在纪家时即使在睡梦中,纪尧也是带着手套的。依稀记得,他最开始的时候,因为长时间带着面料不合适的手套,手部皮肤大面积溃烂。但即使在那种痛苦的情况下,纪尧依旧没有把手套摘下来。
所以现在这种轻微的不适,男人完全可以忽略。
今天关于纪家的会议勾起了纪尧一些不好的回忆,他微不可查的叹了口气,走到洗手间洗漱,然后带着一身疲惫倒在床上。
工作带来的疲惫让男人几乎能够闭眼就睡,但他倒在床上,却模模糊糊察觉到今天的床似乎不怎么对劲?在一片困意中,纪尧想到自己似乎忘记了什么重要的问题。
他还在疲惫中努力试图想起自己忘了什么的时候,被男人压在身下的“被子”却开始挣扎了起来。
纪尧一个激灵,顿时清醒过来。
此刻被他压在被子下面的青年,也终于逃脱窒息的危机,努力蠕动着把毛茸茸的脑袋从被角里伸了出来。
看着“突然”出现在自己床上,并且整个人几乎陷在他怀里的叶祈远,纪尧懵逼了一瞬。紧接着,男人像个孩子一样无措的支棱起了自己已经摘掉手套,毫无保护的双手。
纪尧几乎连呼吸都屏住了。
说起来有些尴尬,在会议的一开始他还频繁的记挂着叶祈远,但连续几个小时高强度的工作之后,纪尧的确一时没想起来叶祈远还在自己这里。因为他的住处已经太久太久没有人踏足过了。
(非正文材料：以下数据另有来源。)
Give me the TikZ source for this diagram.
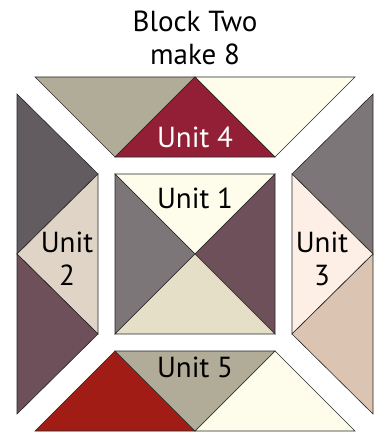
\documentclass[tikz,border=0pt]{standalone}
\usepackage{fontspec}
\setmainfont{PT Sans}
\usetikzlibrary{positioning}
\definecolor{taupe}{RGB}{176,172,152}
\definecolor{cream}{RGB}{254,253,236}
\definecolor{wine}{RGB}{146,31,53}
\definecolor{brick}{RGB}{161,28,20}
\definecolor{slate}{RGB}{98,92,96}
\definecolor{stone}{RGB}{124,118,120}
\definecolor{plum}{RGB}{110,80,90}
\definecolor{sand}{RGB}{224,212,198}
\definecolor{blush}{RGB}{253,238,230}
\definecolor{tan}{RGB}{220,196,178}
\definecolor{linen}{RGB}{230,223,200}

\begin{document}
\begin{tikzpicture}[x=1pt, y=-1pt,
      patch/.style={draw=black!85, line width=0.6pt, line join=miter},
      unitlabel/.style={font=\fontsize{29}{33}\selectfont, align=center, inner sep=0pt}
    ]
    \useasboundingbox (0,0) rectangle (378,433);
    % title
    \node[unitlabel] (title) at (195,38) {Block Two\\make 8};
    % unit 4 (top)
    \fill[taupe, patch] (35,77) -- (195,77) -- (115,157) -- cycle;
    \fill[cream, patch] (195,77) -- (355,77) -- (275,157) -- cycle;
    \fill[wine, patch]  (115,157) -- (275,157) -- (195,77) -- cycle;
    % unit 1 (centre)
    \fill[cream, patch] (115,174) -- (275,174) -- (195,254) -- cycle;
    \fill[stone, patch] (115,174) -- (195,254) -- (115,334) -- cycle;
    \fill[plum, patch]  (275,174) -- (275,334) -- (195,254) -- cycle;
    \fill[linen, patch] (115,334) -- (195,254) -- (275,334) -- cycle;
    % unit 2 (left)
    \fill[slate, patch] (17,94) -- (98,174) -- (17,254) -- cycle;
    \fill[sand, patch]  (98,174) -- (98,334) -- (17,254) -- cycle;
    \fill[plum, patch]  (17,254) -- (98,334) -- (17,414) -- cycle;
    % unit 3 (right)
    \fill[stone, patch] (373,94) -- (292,174) -- (373,254) -- cycle;
    \fill[blush, patch] (292,174) -- (292,334) -- (373,254) -- cycle;
    \fill[tan, patch]   (373,254) -- (292,334) -- (373,414) -- cycle;
    % unit 5 (bottom)
    \fill[brick, patch] (35,431) -- (115,351) -- (195,431) -- cycle;
    \fill[cream, patch] (275,351) -- (355,431) -- (195,431) -- cycle;
    \fill[taupe, patch] (115,351) -- (275,351) -- (195,431) -- cycle;
    % labels
    \node[unitlabel, text=white] (u4) at (195,137) {Unit 4};
    \node[unitlabel] (u1) at (195,198) {Unit 1};
    \node[unitlabel] (u2) at (67,259) {Unit\\2};
    \node[unitlabel] (u3) at (322,259) {Unit\\3};
    \node[unitlabel] (u5) at (195,367) {Unit 5};
  \end{tikzpicture}
\end{document}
在男人的潜意识里,完全没想过自己的房间里还会出现另一个活物。
卧室里静悄悄的,一束银色的月光透过厚重窗帘的缝隙,钻进了漆黑的卧室里。在这样的一片寂静中,只有青年深沉又绵长的呼吸声。
纪尧维持着举着手的姿势愣了好一会儿。
他把自己装在了一个封闭的壳子里,隔绝了外界一切的肮脏和痛苦的同时,也屏蔽了所有的幸福和美好。不仅他的住处无人踏足,在演戏之外,纪尧也很久没有在外人面前摘下手套了,更别说……亲密接触。
但现在,纪尧的壳子仿佛裂开了一条缝隙。
他侧躺在床上,身下压着被子,被子底下是熟睡的青年。放在下面的那条胳膊,就算努力的伸直,也拉开不了距离。叶祈远睡得毛茸茸的脑袋就靠在他的颈侧,微热的呼吸一下下打在他的颈窝,痒痒的,让男人一动不敢动。
纪尧垂眸,只能看见一个炸毛的发顶,还有泛着红晕的脸颊和耳朵。
男人这才反应过来,他把叶祈远放到床上后,给他盖上了被子。但是青年竟然睡着睡着把自己整个人都埋进了被子里,热得脸颊通红。